Work through the records below and tally every line containing "Convert". Reply with the total alone.

(Source code of charts)
☆ ☆ ☆ ☆

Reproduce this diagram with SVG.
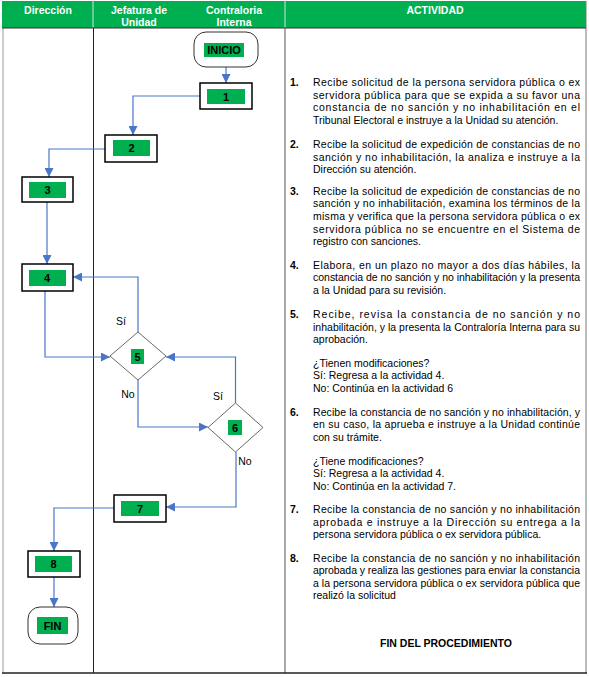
<svg xmlns="http://www.w3.org/2000/svg" width="589" height="677" viewBox="0 0 589 677">
<style>
.hd{font-family:"Liberation Sans",Arial,sans-serif;font-size:10.5px;font-weight:bold;fill:#fff;text-anchor:middle}
.tx{font-family:"Liberation Sans",Arial,sans-serif;font-size:10.5px;fill:#000}
.nb{font-family:"Liberation Sans",Arial,sans-serif;font-size:10.5px;font-weight:bold;fill:#000}
.lb{font-family:"Liberation Sans",Arial,sans-serif;font-size:11px;font-weight:bold;fill:#000;text-anchor:middle}
.sm{font-family:"Liberation Sans",Arial,sans-serif;font-size:10.5px;fill:#000;text-anchor:middle}
.box{fill:#fff;stroke:#000;stroke-width:1.5}
.term{fill:#fff;stroke:#333;stroke-width:1}
.dia{fill:#fff;stroke:#444;stroke-width:0.8}
.g{fill:#00B050}
.cn{fill:none;stroke:#4a76c8;stroke-width:1.2}
</style>
<defs>
<marker id="ar" markerUnits="userSpaceOnUse" markerWidth="9" markerHeight="9" refX="9" refY="4.5" orient="auto">
<path d="M0,0 L9,4.5 L0,9 z" fill="#4a76c8"/>
</marker>
</defs>
<rect width="589" height="677" fill="#fff"/>
<g id="table">
<rect x="2" y="1" width="584" height="27" fill="#00B050"/>
<line x1="93" y1="1" x2="93" y2="28" stroke="#cfe8d8" stroke-width="1"/>
<line x1="285" y1="1" x2="285" y2="28" stroke="#cfe8d8" stroke-width="1"/>
<line x1="3" y1="28" x2="3" y2="673" stroke="#999" stroke-width="1"/>
<line x1="93.5" y1="28" x2="93.5" y2="673" stroke="#222" stroke-width="1"/>
<line x1="285" y1="28" x2="285" y2="673" stroke="#555" stroke-width="1"/>
<line x1="586" y1="1" x2="586" y2="673" stroke="#777" stroke-width="1"/>
<line x1="2" y1="28" x2="586" y2="28" stroke="#333" stroke-width="1"/>
<line x1="2" y1="673" x2="587" y2="673" stroke="#222" stroke-width="1.5"/>
<text class="hd" x="48" y="14">Dirección</text>
<text class="hd" x="139" y="14">Jefatura de</text>
<text class="hd" x="139" y="26">Unidad</text>
<text class="hd" x="234" y="14">Contraloria</text>
<text class="hd" x="234" y="26">Interna</text>
<text class="hd" x="435" y="14">ACTIVIDAD</text>
</g>
<g id="connectors">
<path class="cn" d="M226 67 V83" marker-end="url(#ar)"/>
<path class="cn" d="M200 96 H133 V135" marker-end="url(#ar)"/>
<path class="cn" d="M105 149 H49 V177" marker-end="url(#ar)"/>
<path class="cn" d="M47 202 V264" marker-end="url(#ar)"/>
<path class="cn" d="M45 291 V357 H110" marker-end="url(#ar)"/>
<path class="cn" d="M138 332 V277 H73" marker-end="url(#ar)"/>
<path class="cn" d="M138 380 V427 H208" marker-end="url(#ar)"/>
<path class="cn" d="M235.5 403 V357 H166" marker-end="url(#ar)"/>
<path class="cn" d="M236 452 V507 H166" marker-end="url(#ar)"/>
<path class="cn" d="M114 508 H54 V551" marker-end="url(#ar)"/>
<path class="cn" d="M54 577 V607" marker-end="url(#ar)"/>
<text class="sm" x="121" y="325">Sí</text>
<text class="sm" x="128" y="398">No</text>
<text class="sm" x="218" y="400">Sí</text>
<text class="sm" x="245" y="465">No</text>
</g>
<g id="inicio">
<rect class="term" x="194" y="32" width="64" height="35" rx="12"/>
<rect class="g" x="204" y="43" width="40" height="14"/>
<text class="lb" x="224" y="54">INICIO</text>
</g>
<g id="n1">
<rect class="box" x="200" y="83" width="52" height="26"/>
<rect class="g" x="207" y="89" width="38" height="15"/>
<text class="lb" x="226" y="100.5">1</text>
</g>
<g id="n2">
<rect class="box" x="105" y="135" width="52" height="27"/>
<rect class="g" x="113" y="140" width="37" height="16"/>
<text class="lb" x="131.5" y="152">2</text>
</g>
<g id="n3">
<rect class="box" x="22" y="177" width="51" height="25"/>
<rect class="g" x="29" y="182" width="37" height="16"/>
<text class="lb" x="47.5" y="194">3</text>
</g>
<g id="n4">
<rect class="box" x="22" y="264" width="51" height="27"/>
<rect class="g" x="29" y="270" width="37" height="16"/>
<text class="lb" x="47" y="282">4</text>
</g>
<g id="n5">
<polygon class="dia" points="138,332 166,356 138,380 110,356"/>
<rect class="g" x="131" y="349" width="13" height="15"/>
<text class="lb" x="137.5" y="360.5">5</text>
</g>
<g id="n6">
<polygon class="dia" points="235.5,403 263,427.5 235.5,452 208,427.5"/>
<rect class="g" x="228" y="420" width="14" height="15"/>
<text class="lb" x="235" y="432">6</text>
</g>
<g id="n7">
<rect class="box" x="114" y="495" width="52" height="27"/>
<rect class="g" x="121" y="501" width="38" height="15"/>
<text class="lb" x="140" y="512.5">7</text>
</g>
<g id="n8">
<rect class="box" x="28" y="551" width="52" height="26"/>
<rect class="g" x="35" y="556" width="37" height="16"/>
<text class="lb" x="53.5" y="568">8</text>
</g>
<g id="fin">
<rect class="term" x="28" y="607" width="50" height="37" rx="12"/>
<rect class="g" x="37" y="617" width="31" height="17"/>
<text class="lb" x="52.5" y="629.5">FIN</text>
</g>
<g id="actividad">
<text class="nb" x="290" y="86">1.</text>
<text class="tx" x="313" y="86" textLength="267" lengthAdjust="spacing">Recibe solicitud de la persona servidora pública o ex</text>
<text class="tx" x="313" y="99" textLength="267" lengthAdjust="spacing">servidora pública para que se expida a su favor una</text>
<text class="tx" x="313" y="111" textLength="267" lengthAdjust="spacing">constancia de no sanción y no inhabilitación en el</text>
<text class="tx" x="313" y="124">Tribunal Electoral e instruye a la Unidad su atención.</text>

<text class="nb" x="290" y="148">2.</text>
<text class="tx" x="313" y="148" textLength="267" lengthAdjust="spacing">Recibe la solicitud de expedición de constancias de no</text>
<text class="tx" x="313" y="161" textLength="267" lengthAdjust="spacing">sanción y no inhabilitación, la analiza e instruye a la</text>
<text class="tx" x="313" y="173">Dirección su atención.</text>

<text class="nb" x="290" y="195">3.</text>
<text class="tx" x="313" y="195" textLength="267" lengthAdjust="spacing">Recibe la solicitud de expedición de constancias de no</text>
<text class="tx" x="313" y="207" textLength="267" lengthAdjust="spacing">sanción y no inhabilitación, examina los términos de la</text>
<text class="tx" x="313" y="220" textLength="267" lengthAdjust="spacing">misma y verifica que la persona servidora pública o ex</text>
<text class="tx" x="313" y="233" textLength="267" lengthAdjust="spacing">servidora pública no se encuentre en el Sistema de</text>
<text class="tx" x="313" y="245">registro con sanciones.</text>

<text class="nb" x="290" y="269">4.</text>
<text class="tx" x="313" y="269" textLength="267" lengthAdjust="spacing">Elabora, en un plazo no mayor a dos días hábiles, la</text>
<text class="tx" x="313" y="281" textLength="267" lengthAdjust="spacing">constancia de no sanción y no inhabilitación y la presenta</text>
<text class="tx" x="313" y="294">a la Unidad para su revisión.</text>

<text class="nb" x="290" y="318">5.</text>
<text class="tx" x="313" y="318" textLength="267" lengthAdjust="spacing">Recibe, revisa la constancia de no sanción y no</text>
<text class="tx" x="313" y="331" textLength="267" lengthAdjust="spacing">inhabilitación, y la presenta la Contraloría Interna para su</text>
<text class="tx" x="313" y="343">aprobación.</text>
<text class="tx" x="313" y="367">¿Tienen modificaciones?</text>
<text class="tx" x="313" y="379">Sí: Regresa a la actividad 4.</text>
<text class="tx" x="313" y="392">No: Continúa en la actividad 6</text>

<text class="nb" x="290" y="416">6.</text>
<text class="tx" x="313" y="416" textLength="267" lengthAdjust="spacing">Recibe la constancia de no sanción y no inhabilitación, y</text>
<text class="tx" x="313" y="428" textLength="267" lengthAdjust="spacing">en su caso, la aprueba e instruye a la Unidad continúe</text>
<text class="tx" x="313" y="441">con su trámite.</text>
<text class="tx" x="313" y="465">¿Tiene modificaciones?</text>
<text class="tx" x="313" y="477">Sí: Regresa a la actividad 4.</text>
<text class="tx" x="313" y="490">No: Continúa en la actividad 7.</text>

<text class="nb" x="290" y="513">7.</text>
<text class="tx" x="313" y="513" textLength="267" lengthAdjust="spacing">Recibe la constancia de no sanción y no inhabilitación</text>
<text class="tx" x="313" y="526" textLength="267" lengthAdjust="spacing">aprobada e instruye a la Dirección su entrega a la</text>
<text class="tx" x="313" y="538">persona servidora pública o ex servidora pública.</text>

<text class="nb" x="290" y="562">8.</text>
<text class="tx" x="313" y="562" textLength="267" lengthAdjust="spacing">Recibe la constancia de no sanción y no inhabilitación</text>
<text class="tx" x="313" y="574" textLength="267" lengthAdjust="spacing">aprobada y realiza las gestiones para enviar la constancia</text>
<text class="tx" x="313" y="587" textLength="267" lengthAdjust="spacing">a la persona servidora pública o ex servidora pública que</text>
<text class="tx" x="313" y="599">realizó la solicitud</text>

<text class="nb" x="446" y="647" text-anchor="middle">FIN DEL PROCEDIMIENTO</text>
</g>
</svg>
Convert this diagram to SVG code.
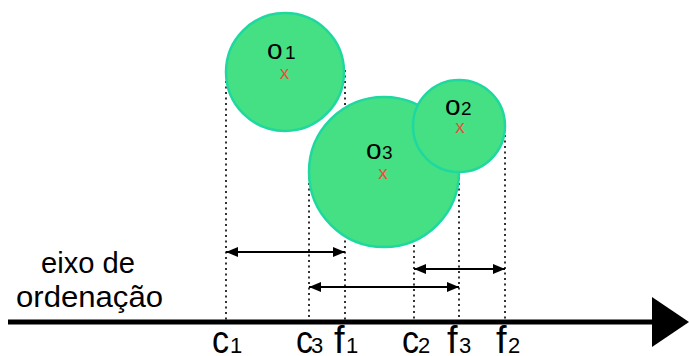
<svg xmlns="http://www.w3.org/2000/svg" width="689" height="356" viewBox="0 0 689 356">
<style>
.circ{fill:#45E083;stroke:#1ED8A0;stroke-width:2.5}
.dot{stroke:#000;stroke-width:1.6;stroke-dasharray:2,3.5;fill:none}
.arr{stroke:#000;stroke-width:2;fill:none;marker-start:url(#ah);marker-end:url(#ah)}
.t{font-family:"Liberation Sans",Arial,sans-serif;fill:#000}
.big{font-size:38px}
.sub{font-size:22px}
.ol{font-size:28px}
.os{font-size:19px}
.cx{font-family:"Liberation Sans",Arial,sans-serif;font-size:19px;fill:#E8503A}
.ax{font-family:"Liberation Sans",Arial,sans-serif;font-size:29px;fill:#000}
</style>
<defs>
<marker id="ah" viewBox="0 0 12 10" refX="12" refY="5" markerWidth="12" markerHeight="10" markerUnits="userSpaceOnUse" orient="auto-start-reverse">
<path d="M0,0 L12,5 L0,10 Z" fill="#000"/>
</marker>
</defs>
<g id="connectors">
<line class="dot" x1="226" y1="70" x2="226" y2="320"/>
<line class="dot" x1="345" y1="70" x2="345" y2="320"/>
<line class="dot" x1="309" y1="172" x2="309" y2="320"/>
<line class="dot" x1="459" y1="172" x2="459" y2="320"/>
<line class="dot" x1="414" y1="124" x2="414" y2="320"/>
<line class="dot" x1="505" y1="124" x2="505" y2="320"/>
<line class="arr" x1="226" y1="252" x2="345" y2="252"/>
<line class="arr" x1="414" y1="269" x2="505" y2="269"/>
<line class="arr" x1="309" y1="287" x2="459" y2="287"/>
</g>
<g id="axis">
<line x1="8" y1="322" x2="654" y2="322" stroke="#000" stroke-width="5"/>
<path d="M652,297 L689,322 L652,347 Z" fill="#000"/>
<text class="ax" x="88" y="273" text-anchor="middle" textLength="94" lengthAdjust="spacingAndGlyphs">eixo de</text>
<text class="ax" x="16" y="307" textLength="147" lengthAdjust="spacingAndGlyphs">ordenação</text>
</g>
<g id="o1">
<circle class="circ" cx="285" cy="72" r="59"/>
<text class="t ol" x="267" y="59">o</text><text class="t os" x="285" y="59">1</text>
<text class="cx" x="284.5" y="79" text-anchor="middle">x</text>
</g>
<g id="o3">
<circle class="circ" cx="384" cy="172" r="75"/>
<text class="t ol" x="366" y="159">o</text><text class="t os" x="382" y="159">3</text>
<text class="cx" x="383" y="179" text-anchor="middle">x</text>
</g>
<g id="o2">
<circle class="circ" cx="459" cy="126" r="46"/>
<text class="t ol" x="445" y="115">o</text><text class="t os" x="461" y="115">2</text>
<text class="cx" x="460" y="133" text-anchor="middle">x</text>
</g>
<g id="labels">
<text class="t big" x="212" y="353" textLength="17" lengthAdjust="spacingAndGlyphs">c</text><text class="t sub" x="230" y="353">1</text>
<text class="t big" x="296" y="353" textLength="17" lengthAdjust="spacingAndGlyphs">c</text><text class="t sub" x="311" y="353">3</text>
<text class="t big" x="334" y="353">f</text><text class="t sub" x="346" y="353">1</text>
<text class="t big" x="402" y="353" textLength="17" lengthAdjust="spacingAndGlyphs">c</text><text class="t sub" x="418" y="353">2</text>
<text class="t big" x="447" y="353">f</text><text class="t sub" x="459" y="353">3</text>
<text class="t big" x="496" y="353">f</text><text class="t sub" x="508" y="353">2</text>
</g>
</svg>
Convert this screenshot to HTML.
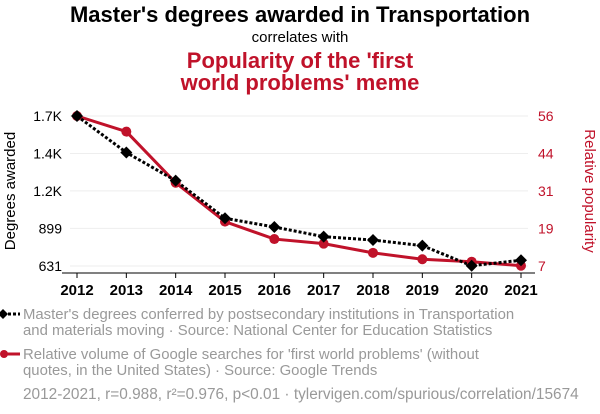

☆ ☆ ☆ ☆

→ **Result below**: 2